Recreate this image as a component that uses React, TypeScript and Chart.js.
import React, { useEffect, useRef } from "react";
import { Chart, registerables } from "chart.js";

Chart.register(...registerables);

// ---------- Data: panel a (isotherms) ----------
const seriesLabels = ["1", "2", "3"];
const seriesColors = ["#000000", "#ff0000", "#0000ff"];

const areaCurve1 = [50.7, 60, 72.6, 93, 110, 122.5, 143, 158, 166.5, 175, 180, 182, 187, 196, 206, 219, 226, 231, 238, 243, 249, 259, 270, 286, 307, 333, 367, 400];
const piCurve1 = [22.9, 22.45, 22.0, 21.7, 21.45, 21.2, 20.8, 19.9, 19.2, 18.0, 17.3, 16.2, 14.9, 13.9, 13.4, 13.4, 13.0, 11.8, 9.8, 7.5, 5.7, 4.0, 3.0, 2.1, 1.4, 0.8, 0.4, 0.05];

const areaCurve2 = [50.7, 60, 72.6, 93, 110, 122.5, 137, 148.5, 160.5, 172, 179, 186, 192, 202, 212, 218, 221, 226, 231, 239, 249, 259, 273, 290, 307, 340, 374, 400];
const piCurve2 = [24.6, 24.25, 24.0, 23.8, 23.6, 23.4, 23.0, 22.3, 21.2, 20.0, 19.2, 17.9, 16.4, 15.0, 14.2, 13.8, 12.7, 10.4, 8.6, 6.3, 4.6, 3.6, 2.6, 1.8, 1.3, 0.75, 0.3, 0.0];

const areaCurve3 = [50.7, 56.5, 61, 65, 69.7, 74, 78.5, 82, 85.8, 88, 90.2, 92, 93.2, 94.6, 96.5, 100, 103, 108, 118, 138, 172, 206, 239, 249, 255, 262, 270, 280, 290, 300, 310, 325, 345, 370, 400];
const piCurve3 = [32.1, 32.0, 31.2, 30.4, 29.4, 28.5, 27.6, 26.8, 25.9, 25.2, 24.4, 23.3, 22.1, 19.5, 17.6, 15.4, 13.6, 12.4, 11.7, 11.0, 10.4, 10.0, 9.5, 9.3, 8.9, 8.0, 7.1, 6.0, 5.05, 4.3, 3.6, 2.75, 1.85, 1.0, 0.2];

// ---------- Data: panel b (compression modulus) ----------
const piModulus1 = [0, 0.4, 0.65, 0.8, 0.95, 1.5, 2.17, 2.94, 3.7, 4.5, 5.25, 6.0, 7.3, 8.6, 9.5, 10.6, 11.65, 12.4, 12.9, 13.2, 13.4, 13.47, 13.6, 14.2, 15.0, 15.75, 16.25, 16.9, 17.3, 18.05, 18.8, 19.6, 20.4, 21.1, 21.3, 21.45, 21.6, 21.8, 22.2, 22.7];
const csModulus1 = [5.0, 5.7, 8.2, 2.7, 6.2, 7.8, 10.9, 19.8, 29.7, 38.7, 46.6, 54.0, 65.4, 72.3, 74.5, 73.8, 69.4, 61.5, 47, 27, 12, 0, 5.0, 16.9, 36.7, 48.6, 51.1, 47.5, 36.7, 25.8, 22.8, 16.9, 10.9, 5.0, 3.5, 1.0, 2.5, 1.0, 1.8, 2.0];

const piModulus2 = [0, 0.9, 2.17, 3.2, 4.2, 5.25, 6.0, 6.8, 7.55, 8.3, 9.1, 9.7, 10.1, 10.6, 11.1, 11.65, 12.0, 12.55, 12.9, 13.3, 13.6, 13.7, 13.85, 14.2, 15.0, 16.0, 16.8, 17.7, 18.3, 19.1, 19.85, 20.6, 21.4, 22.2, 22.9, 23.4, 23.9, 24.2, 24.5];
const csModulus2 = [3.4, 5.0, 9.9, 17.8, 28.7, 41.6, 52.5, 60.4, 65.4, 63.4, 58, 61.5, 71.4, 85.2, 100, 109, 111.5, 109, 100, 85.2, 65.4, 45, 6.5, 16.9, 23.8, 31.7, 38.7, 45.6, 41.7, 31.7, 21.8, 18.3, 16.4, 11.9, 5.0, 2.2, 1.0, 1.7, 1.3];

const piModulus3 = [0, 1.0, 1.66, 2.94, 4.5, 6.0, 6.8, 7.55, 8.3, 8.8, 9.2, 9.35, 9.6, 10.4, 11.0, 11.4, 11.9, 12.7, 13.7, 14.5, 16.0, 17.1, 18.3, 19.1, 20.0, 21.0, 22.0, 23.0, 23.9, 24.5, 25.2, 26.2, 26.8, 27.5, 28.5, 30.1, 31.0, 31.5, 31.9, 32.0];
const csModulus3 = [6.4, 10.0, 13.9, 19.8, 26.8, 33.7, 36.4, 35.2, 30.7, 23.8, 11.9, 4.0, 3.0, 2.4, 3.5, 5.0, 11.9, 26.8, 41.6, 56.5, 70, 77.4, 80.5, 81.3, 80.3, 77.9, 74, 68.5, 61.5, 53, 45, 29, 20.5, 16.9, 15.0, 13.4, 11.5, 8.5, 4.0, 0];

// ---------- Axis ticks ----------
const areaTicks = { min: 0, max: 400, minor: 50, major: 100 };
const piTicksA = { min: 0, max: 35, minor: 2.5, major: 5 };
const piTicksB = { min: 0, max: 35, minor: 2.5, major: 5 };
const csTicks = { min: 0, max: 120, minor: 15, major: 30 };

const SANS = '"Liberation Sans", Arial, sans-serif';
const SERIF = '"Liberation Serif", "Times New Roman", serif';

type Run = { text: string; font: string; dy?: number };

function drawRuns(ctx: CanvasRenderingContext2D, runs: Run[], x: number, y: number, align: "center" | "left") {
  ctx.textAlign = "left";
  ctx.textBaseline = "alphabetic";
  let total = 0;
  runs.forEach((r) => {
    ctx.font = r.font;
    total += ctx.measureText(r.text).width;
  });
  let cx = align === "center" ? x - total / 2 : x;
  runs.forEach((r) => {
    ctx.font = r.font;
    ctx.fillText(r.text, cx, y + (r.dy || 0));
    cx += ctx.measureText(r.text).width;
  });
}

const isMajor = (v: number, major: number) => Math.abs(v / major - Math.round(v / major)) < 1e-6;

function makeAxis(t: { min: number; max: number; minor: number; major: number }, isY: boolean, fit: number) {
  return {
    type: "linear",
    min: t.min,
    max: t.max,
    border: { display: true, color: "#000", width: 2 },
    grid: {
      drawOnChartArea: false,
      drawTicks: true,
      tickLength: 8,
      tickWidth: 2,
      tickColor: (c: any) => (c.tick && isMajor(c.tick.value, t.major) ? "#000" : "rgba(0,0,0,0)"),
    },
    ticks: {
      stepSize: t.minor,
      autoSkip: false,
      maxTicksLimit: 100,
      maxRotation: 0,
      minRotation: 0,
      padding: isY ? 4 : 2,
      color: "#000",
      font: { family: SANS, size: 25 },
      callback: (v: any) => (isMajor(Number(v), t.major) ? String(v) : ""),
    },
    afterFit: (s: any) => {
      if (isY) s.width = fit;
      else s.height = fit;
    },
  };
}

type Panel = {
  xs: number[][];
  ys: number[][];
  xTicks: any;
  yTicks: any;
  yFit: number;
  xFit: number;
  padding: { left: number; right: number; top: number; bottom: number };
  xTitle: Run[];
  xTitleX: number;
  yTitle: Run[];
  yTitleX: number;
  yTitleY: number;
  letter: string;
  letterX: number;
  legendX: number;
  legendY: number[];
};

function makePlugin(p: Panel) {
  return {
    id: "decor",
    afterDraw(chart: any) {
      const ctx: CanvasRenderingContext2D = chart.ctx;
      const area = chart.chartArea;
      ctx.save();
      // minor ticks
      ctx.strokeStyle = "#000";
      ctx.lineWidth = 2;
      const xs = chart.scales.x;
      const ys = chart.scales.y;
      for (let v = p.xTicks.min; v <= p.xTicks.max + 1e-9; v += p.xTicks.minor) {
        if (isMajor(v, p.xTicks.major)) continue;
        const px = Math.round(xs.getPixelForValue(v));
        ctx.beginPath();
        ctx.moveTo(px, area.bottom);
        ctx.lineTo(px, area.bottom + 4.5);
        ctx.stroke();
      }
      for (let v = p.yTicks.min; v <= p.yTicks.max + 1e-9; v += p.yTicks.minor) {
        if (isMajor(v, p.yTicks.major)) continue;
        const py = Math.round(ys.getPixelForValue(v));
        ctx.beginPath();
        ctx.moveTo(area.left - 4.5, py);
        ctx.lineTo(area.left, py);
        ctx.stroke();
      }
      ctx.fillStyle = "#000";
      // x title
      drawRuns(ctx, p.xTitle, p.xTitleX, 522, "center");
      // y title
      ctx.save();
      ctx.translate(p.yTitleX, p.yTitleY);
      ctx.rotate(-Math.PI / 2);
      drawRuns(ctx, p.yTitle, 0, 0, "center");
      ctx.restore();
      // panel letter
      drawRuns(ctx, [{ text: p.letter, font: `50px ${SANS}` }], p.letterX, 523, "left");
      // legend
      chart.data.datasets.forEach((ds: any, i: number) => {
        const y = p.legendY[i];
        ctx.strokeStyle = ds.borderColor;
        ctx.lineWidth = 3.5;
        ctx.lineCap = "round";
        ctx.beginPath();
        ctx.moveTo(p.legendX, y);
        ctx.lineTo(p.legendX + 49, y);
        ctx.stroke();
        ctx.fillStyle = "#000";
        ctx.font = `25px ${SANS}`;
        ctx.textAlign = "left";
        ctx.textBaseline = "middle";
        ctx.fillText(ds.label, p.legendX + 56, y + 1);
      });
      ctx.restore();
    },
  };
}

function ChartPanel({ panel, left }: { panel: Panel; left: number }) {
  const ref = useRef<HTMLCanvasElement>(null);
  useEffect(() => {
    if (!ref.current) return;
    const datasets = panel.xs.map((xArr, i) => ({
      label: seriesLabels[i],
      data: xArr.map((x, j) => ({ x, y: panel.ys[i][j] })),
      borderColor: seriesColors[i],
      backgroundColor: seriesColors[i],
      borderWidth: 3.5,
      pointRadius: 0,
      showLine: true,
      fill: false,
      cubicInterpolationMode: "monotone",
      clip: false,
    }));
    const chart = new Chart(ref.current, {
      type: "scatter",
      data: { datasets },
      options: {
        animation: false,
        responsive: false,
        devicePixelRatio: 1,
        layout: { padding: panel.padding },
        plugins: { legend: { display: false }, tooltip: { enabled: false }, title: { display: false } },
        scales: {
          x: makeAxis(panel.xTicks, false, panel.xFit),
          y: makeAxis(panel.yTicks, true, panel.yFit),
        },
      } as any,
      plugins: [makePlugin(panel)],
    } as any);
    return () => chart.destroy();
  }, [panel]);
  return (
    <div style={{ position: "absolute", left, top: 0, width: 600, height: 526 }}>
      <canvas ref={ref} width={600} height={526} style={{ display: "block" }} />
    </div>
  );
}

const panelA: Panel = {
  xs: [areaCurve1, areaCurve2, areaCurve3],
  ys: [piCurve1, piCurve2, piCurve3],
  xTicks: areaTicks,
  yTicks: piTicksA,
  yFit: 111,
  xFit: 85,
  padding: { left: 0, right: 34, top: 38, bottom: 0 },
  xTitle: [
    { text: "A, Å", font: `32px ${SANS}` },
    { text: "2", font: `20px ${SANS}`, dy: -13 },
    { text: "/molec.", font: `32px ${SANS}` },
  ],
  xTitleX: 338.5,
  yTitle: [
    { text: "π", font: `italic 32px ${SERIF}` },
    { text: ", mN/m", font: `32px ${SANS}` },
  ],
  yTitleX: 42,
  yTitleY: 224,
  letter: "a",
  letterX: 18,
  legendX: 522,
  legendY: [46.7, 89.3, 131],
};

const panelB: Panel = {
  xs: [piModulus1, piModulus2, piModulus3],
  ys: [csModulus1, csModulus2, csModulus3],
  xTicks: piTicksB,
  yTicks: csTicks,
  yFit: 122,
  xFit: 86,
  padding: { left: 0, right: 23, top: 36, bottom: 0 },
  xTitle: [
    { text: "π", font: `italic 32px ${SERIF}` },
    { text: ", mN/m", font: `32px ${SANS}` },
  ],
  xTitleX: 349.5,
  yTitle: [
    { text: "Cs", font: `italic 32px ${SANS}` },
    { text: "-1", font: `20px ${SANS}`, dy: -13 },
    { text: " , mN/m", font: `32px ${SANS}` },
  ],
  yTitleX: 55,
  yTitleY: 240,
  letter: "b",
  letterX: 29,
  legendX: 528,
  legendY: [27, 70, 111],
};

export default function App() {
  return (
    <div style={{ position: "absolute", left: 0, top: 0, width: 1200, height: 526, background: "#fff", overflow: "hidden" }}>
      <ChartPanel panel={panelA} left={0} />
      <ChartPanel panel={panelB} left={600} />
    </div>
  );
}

=== Exercise instructions ===
From the opening line of the data above, please print each line as written up to and including the line that contains "1.85, 1.0, 0.2];", and nothing more.

=== Problem solution ===
Recreate this image as a component that uses React, TypeScript and Chart.js.
import React, { useEffect, useRef } from "react";
import { Chart, registerables } from "chart.js";

Chart.register(...registerables);

// ---------- Data: panel a (isotherms) ----------
const seriesLabels = ["1", "2", "3"];
const seriesColors = ["#000000", "#ff0000", "#0000ff"];

const areaCurve1 = [50.7, 60, 72.6, 93, 110, 122.5, 143, 158, 166.5, 175, 180, 182, 187, 196, 206, 219, 226, 231, 238, 243, 249, 259, 270, 286, 307, 333, 367, 400];
const piCurve1 = [22.9, 22.45, 22.0, 21.7, 21.45, 21.2, 20.8, 19.9, 19.2, 18.0, 17.3, 16.2, 14.9, 13.9, 13.4, 13.4, 13.0, 11.8, 9.8, 7.5, 5.7, 4.0, 3.0, 2.1, 1.4, 0.8, 0.4, 0.05];

const areaCurve2 = [50.7, 60, 72.6, 93, 110, 122.5, 137, 148.5, 160.5, 172, 179, 186, 192, 202, 212, 218, 221, 226, 231, 239, 249, 259, 273, 290, 307, 340, 374, 400];
const piCurve2 = [24.6, 24.25, 24.0, 23.8, 23.6, 23.4, 23.0, 22.3, 21.2, 20.0, 19.2, 17.9, 16.4, 15.0, 14.2, 13.8, 12.7, 10.4, 8.6, 6.3, 4.6, 3.6, 2.6, 1.8, 1.3, 0.75, 0.3, 0.0];

const areaCurve3 = [50.7, 56.5, 61, 65, 69.7, 74, 78.5, 82, 85.8, 88, 90.2, 92, 93.2, 94.6, 96.5, 100, 103, 108, 118, 138, 172, 206, 239, 249, 255, 262, 270, 280, 290, 300, 310, 325, 345, 370, 400];
const piCurve3 = [32.1, 32.0, 31.2, 30.4, 29.4, 28.5, 27.6, 26.8, 25.9, 25.2, 24.4, 23.3, 22.1, 19.5, 17.6, 15.4, 13.6, 12.4, 11.7, 11.0, 10.4, 10.0, 9.5, 9.3, 8.9, 8.0, 7.1, 6.0, 5.05, 4.3, 3.6, 2.75, 1.85, 1.0, 0.2];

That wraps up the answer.